» YOUR TASK: Quote all of the data exactly as given. Skip every picture it contains.

» GIVEN MATERIAL:

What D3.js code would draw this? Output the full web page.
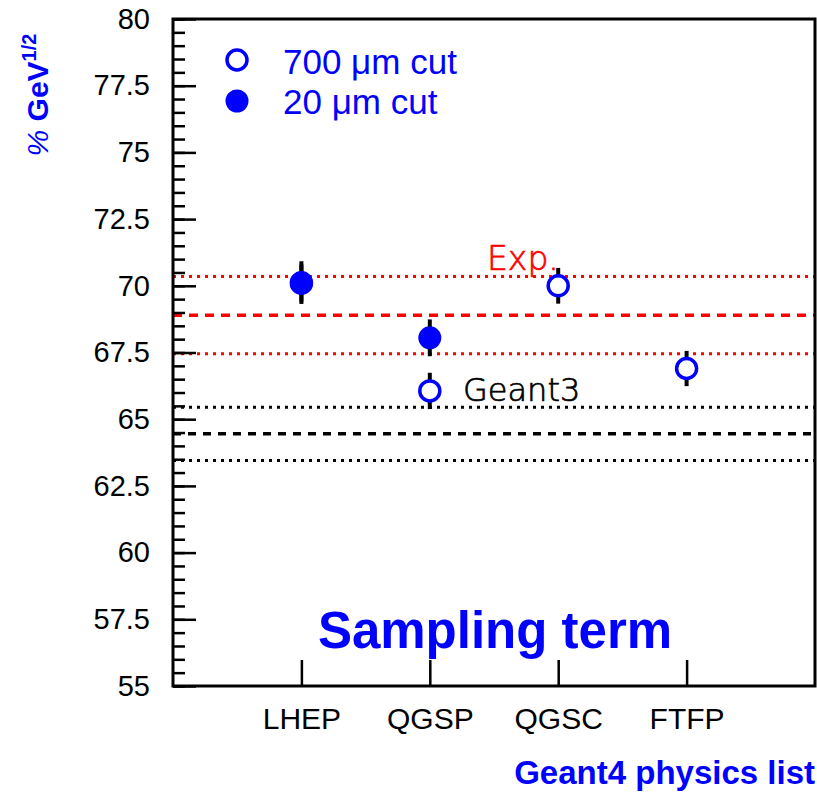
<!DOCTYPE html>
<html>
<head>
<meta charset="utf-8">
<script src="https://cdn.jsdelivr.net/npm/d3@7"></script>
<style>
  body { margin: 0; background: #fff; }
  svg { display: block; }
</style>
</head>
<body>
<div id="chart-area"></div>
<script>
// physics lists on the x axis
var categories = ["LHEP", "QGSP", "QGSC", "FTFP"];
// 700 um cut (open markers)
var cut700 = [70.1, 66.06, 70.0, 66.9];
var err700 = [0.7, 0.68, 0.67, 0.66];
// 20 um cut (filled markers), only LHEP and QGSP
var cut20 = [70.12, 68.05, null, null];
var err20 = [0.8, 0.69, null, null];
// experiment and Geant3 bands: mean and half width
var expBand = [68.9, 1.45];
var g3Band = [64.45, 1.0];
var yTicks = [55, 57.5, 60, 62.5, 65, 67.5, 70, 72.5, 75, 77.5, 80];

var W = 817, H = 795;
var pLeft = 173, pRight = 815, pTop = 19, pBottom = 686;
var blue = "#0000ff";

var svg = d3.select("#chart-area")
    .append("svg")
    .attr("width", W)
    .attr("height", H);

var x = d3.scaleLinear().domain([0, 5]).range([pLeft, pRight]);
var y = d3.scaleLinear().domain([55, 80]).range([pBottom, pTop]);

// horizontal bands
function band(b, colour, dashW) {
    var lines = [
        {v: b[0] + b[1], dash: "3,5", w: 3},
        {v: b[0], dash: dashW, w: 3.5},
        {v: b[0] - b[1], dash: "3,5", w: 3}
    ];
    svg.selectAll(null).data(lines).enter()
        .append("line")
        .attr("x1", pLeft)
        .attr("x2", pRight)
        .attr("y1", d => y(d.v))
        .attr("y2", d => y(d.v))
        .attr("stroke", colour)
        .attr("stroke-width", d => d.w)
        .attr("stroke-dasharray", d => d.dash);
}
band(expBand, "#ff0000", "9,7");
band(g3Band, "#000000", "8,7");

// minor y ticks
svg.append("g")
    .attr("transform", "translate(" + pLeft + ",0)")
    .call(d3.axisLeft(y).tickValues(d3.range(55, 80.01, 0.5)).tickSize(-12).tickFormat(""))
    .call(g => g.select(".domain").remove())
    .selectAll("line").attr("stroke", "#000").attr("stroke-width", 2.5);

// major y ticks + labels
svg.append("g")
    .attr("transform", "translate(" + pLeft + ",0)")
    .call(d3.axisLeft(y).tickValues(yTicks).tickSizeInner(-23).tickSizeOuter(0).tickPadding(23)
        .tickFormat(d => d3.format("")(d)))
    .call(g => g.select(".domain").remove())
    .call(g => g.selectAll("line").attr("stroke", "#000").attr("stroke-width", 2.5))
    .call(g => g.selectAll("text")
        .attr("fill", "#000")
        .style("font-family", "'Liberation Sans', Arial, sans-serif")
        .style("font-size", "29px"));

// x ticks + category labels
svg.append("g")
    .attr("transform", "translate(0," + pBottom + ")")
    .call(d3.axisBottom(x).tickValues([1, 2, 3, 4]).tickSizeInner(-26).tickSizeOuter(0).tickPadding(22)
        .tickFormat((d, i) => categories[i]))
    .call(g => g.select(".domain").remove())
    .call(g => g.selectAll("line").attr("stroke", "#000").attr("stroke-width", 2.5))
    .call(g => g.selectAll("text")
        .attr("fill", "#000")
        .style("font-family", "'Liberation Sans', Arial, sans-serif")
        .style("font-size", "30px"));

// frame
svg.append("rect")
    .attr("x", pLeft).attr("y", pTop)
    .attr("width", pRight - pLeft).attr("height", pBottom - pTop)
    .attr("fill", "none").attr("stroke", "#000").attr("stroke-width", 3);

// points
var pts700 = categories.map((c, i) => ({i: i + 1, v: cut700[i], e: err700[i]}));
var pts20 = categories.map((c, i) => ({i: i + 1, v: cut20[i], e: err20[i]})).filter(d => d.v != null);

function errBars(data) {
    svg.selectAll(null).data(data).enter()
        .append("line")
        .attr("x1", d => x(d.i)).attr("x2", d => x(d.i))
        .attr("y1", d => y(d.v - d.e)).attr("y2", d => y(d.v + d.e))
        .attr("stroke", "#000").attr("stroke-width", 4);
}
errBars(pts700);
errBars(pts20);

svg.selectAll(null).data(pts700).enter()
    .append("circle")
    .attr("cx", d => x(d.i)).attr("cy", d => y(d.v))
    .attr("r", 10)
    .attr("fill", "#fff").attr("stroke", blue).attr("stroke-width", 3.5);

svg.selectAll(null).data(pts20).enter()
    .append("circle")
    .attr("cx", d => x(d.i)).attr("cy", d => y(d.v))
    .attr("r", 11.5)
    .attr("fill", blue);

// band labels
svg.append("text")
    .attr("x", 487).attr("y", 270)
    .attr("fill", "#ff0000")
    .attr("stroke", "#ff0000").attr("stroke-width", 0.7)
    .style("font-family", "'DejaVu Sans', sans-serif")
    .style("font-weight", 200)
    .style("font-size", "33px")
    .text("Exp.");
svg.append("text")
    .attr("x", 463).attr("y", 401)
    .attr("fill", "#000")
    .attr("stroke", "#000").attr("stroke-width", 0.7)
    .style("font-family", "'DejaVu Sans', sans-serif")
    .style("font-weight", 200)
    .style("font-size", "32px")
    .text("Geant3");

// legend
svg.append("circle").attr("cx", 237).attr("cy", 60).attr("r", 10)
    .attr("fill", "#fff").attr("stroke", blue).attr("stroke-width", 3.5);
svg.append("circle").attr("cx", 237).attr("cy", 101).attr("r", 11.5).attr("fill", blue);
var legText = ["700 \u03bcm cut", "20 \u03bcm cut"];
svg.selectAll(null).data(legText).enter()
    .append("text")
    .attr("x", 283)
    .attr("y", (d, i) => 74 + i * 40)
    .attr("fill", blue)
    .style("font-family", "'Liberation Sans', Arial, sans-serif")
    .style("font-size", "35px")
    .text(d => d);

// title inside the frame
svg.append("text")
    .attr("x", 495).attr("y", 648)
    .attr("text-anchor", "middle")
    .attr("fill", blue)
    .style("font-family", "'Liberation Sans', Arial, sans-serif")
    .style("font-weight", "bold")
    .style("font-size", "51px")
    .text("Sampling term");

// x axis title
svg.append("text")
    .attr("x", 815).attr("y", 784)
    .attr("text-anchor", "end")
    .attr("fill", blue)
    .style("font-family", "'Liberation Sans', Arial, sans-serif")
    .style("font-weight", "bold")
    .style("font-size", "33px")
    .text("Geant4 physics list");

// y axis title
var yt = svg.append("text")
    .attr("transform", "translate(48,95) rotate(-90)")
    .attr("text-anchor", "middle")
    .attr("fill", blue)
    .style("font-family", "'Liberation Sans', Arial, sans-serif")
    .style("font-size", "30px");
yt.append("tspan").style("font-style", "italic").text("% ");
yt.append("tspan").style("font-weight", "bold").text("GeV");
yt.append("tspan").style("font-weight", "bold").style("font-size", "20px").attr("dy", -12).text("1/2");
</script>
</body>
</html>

» EXPECTED ANSWER:
What D3.js code would draw this? Output the full web page.
<!DOCTYPE html>
<html>
<head>
<meta charset="utf-8">
<script src="https://cdn.jsdelivr.net/npm/d3@7"></script>
<style>
  body { margin: 0; background: #fff; }
  svg { display: block; }
</style>
</head>
<body>
<div id="chart-area"></div>
<script>
// physics lists on the x axis
var categories = ["LHEP", "QGSP", "QGSC", "FTFP"];
// 700 um cut (open markers)
var cut700 = [70.1, 66.06, 70.0, 66.9];
var err700 = [0.7, 0.68, 0.67, 0.66];
// 20 um cut (filled markers), only LHEP and QGSP
var cut20 = [70.12, 68.05, null, null];
var err20 = [0.8, 0.69, null, null];
// experiment and Geant3 bands: mean and half width
var expBand = [68.9, 1.45];
var g3Band = [64.45, 1.0];
var yTicks = [55, 57.5, 60, 62.5, 65, 67.5, 70, 72.5, 75, 77.5, 80];

var W = 817, H = 795;
var pLeft = 173, pRight = 815, pTop = 19, pBottom = 686;
var blue = "#0000ff";

var svg = d3.select("#chart-area")
    .append("svg")
    .attr("width", W)
    .attr("height", H);

var x = d3.scaleLinear().domain([0, 5]).range([pLeft, pRight]);
var y = d3.scaleLinear().domain([55, 80]).range([pBottom, pTop]);

// horizontal bands
function band(b, colour, dashW) {
    var lines = [
        {v: b[0] + b[1], dash: "3,5", w: 3},
        {v: b[0], dash: dashW, w: 3.5},
        {v: b[0] - b[1], dash: "3,5", w: 3}
    ];
    svg.selectAll(null).data(lines).enter()
        .append("line")
        .attr("x1", pLeft)
        .attr("x2", pRight)
        .attr("y1", d => y(d.v))
        .attr("y2", d => y(d.v))
        .attr("stroke", colour)
        .attr("stroke-width", d => d.w)
        .attr("stroke-dasharray", d => d.dash);
}
band(expBand, "#ff0000", "9,7");
band(g3Band, "#000000", "8,7");

// minor y ticks
svg.append("g")
    .attr("transform", "translate(" + pLeft + ",0)")
    .call(d3.axisLeft(y).tickValues(d3.range(55, 80.01, 0.5)).tickSize(-12).tickFormat(""))
    .call(g => g.select(".domain").remove())
    .selectAll("line").attr("stroke", "#000").attr("stroke-width", 2.5);

// major y ticks + labels
svg.append("g")
    .attr("transform", "translate(" + pLeft + ",0)")
    .call(d3.axisLeft(y).tickValues(yTicks).tickSizeInner(-23).tickSizeOuter(0).tickPadding(23)
        .tickFormat(d => d3.format("")(d)))
    .call(g => g.select(".domain").remove())
    .call(g => g.selectAll("line").attr("stroke", "#000").attr("stroke-width", 2.5))
    .call(g => g.selectAll("text")
        .attr("fill", "#000")
        .style("font-family", "'Liberation Sans', Arial, sans-serif")
        .style("font-size", "29px"));

// x ticks + category labels
svg.append("g")
    .attr("transform", "translate(0," + pBottom + ")")
    .call(d3.axisBottom(x).tickValues([1, 2, 3, 4]).tickSizeInner(-26).tickSizeOuter(0).tickPadding(22)
        .tickFormat((d, i) => categories[i]))
    .call(g => g.select(".domain").remove())
    .call(g => g.selectAll("line").attr("stroke", "#000").attr("stroke-width", 2.5))
    .call(g => g.selectAll("text")
        .attr("fill", "#000")
        .style("font-family", "'Liberation Sans', Arial, sans-serif")
        .style("font-size", "30px"));

// frame
svg.append("rect")
    .attr("x", pLeft).attr("y", pTop)
    .attr("width", pRight - pLeft).attr("height", pBottom - pTop)
    .attr("fill", "none").attr("stroke", "#000").attr("stroke-width", 3);

// points
var pts700 = categories.map((c, i) => ({i: i + 1, v: cut700[i], e: err700[i]}));
var pts20 = categories.map((c, i) => ({i: i + 1, v: cut20[i], e: err20[i]})).filter(d => d.v != null);

function errBars(data) {
    svg.selectAll(null).data(data).enter()
        .append("line")
        .attr("x1", d => x(d.i)).attr("x2", d => x(d.i))
        .attr("y1", d => y(d.v - d.e)).attr("y2", d => y(d.v + d.e))
        .attr("stroke", "#000").attr("stroke-width", 4);
}
errBars(pts700);
errBars(pts20);

svg.selectAll(null).data(pts700).enter()
    .append("circle")
    .attr("cx", d => x(d.i)).attr("cy", d => y(d.v))
    .attr("r", 10)
    .attr("fill", "#fff").attr("stroke", blue).attr("stroke-width", 3.5);

svg.selectAll(null).data(pts20).enter()
    .append("circle")
    .attr("cx", d => x(d.i)).attr("cy", d => y(d.v))
    .attr("r", 11.5)
    .attr("fill", blue);

// band labels
svg.append("text")
    .attr("x", 487).attr("y", 270)
    .attr("fill", "#ff0000")
    .attr("stroke", "#ff0000").attr("stroke-width", 0.7)
    .style("font-family", "'DejaVu Sans', sans-serif")
    .style("font-weight", 200)
    .style("font-size", "33px")
    .text("Exp.");
svg.append("text")
    .attr("x", 463).attr("y", 401)
    .attr("fill", "#000")
    .attr("stroke", "#000").attr("stroke-width", 0.7)
    .style("font-family", "'DejaVu Sans', sans-serif")
    .style("font-weight", 200)
    .style("font-size", "32px")
    .text("Geant3");

// legend
svg.append("circle").attr("cx", 237).attr("cy", 60).attr("r", 10)
    .attr("fill", "#fff").attr("stroke", blue).attr("stroke-width", 3.5);
svg.append("circle").attr("cx", 237).attr("cy", 101).attr("r", 11.5).attr("fill", blue);
var legText = ["700 \u03bcm cut", "20 \u03bcm cut"];
svg.selectAll(null).data(legText).enter()
    .append("text")
    .attr("x", 283)
    .attr("y", (d, i) => 74 + i * 40)
    .attr("fill", blue)
    .style("font-family", "'Liberation Sans', Arial, sans-serif")
    .style("font-size", "35px")
    .text(d => d);

// title inside the frame
svg.append("text")
    .attr("x", 495).attr("y", 648)
    .attr("text-anchor", "middle")
    .attr("fill", blue)
    .style("font-family", "'Liberation Sans', Arial, sans-serif")
    .style("font-weight", "bold")
    .style("font-size", "51px")
    .text("Sampling term");

// x axis title
svg.append("text")
    .attr("x", 815).attr("y", 784)
    .attr("text-anchor", "end")
    .attr("fill", blue)
    .style("font-family", "'Liberation Sans', Arial, sans-serif")
    .style("font-weight", "bold")
    .style("font-size", "33px")
    .text("Geant4 physics list");

// y axis title
var yt = svg.append("text")
    .attr("transform", "translate(48,95) rotate(-90)")
    .attr("text-anchor", "middle")
    .attr("fill", blue)
    .style("font-family", "'Liberation Sans', Arial, sans-serif")
    .style("font-size", "30px");
yt.append("tspan").style("font-style", "italic").text("% ");
yt.append("tspan").style("font-weight", "bold").text("GeV");
yt.append("tspan").style("font-weight", "bold").style("font-size", "20px").attr("dy", -12).text("1/2");
</script>
</body>
</html>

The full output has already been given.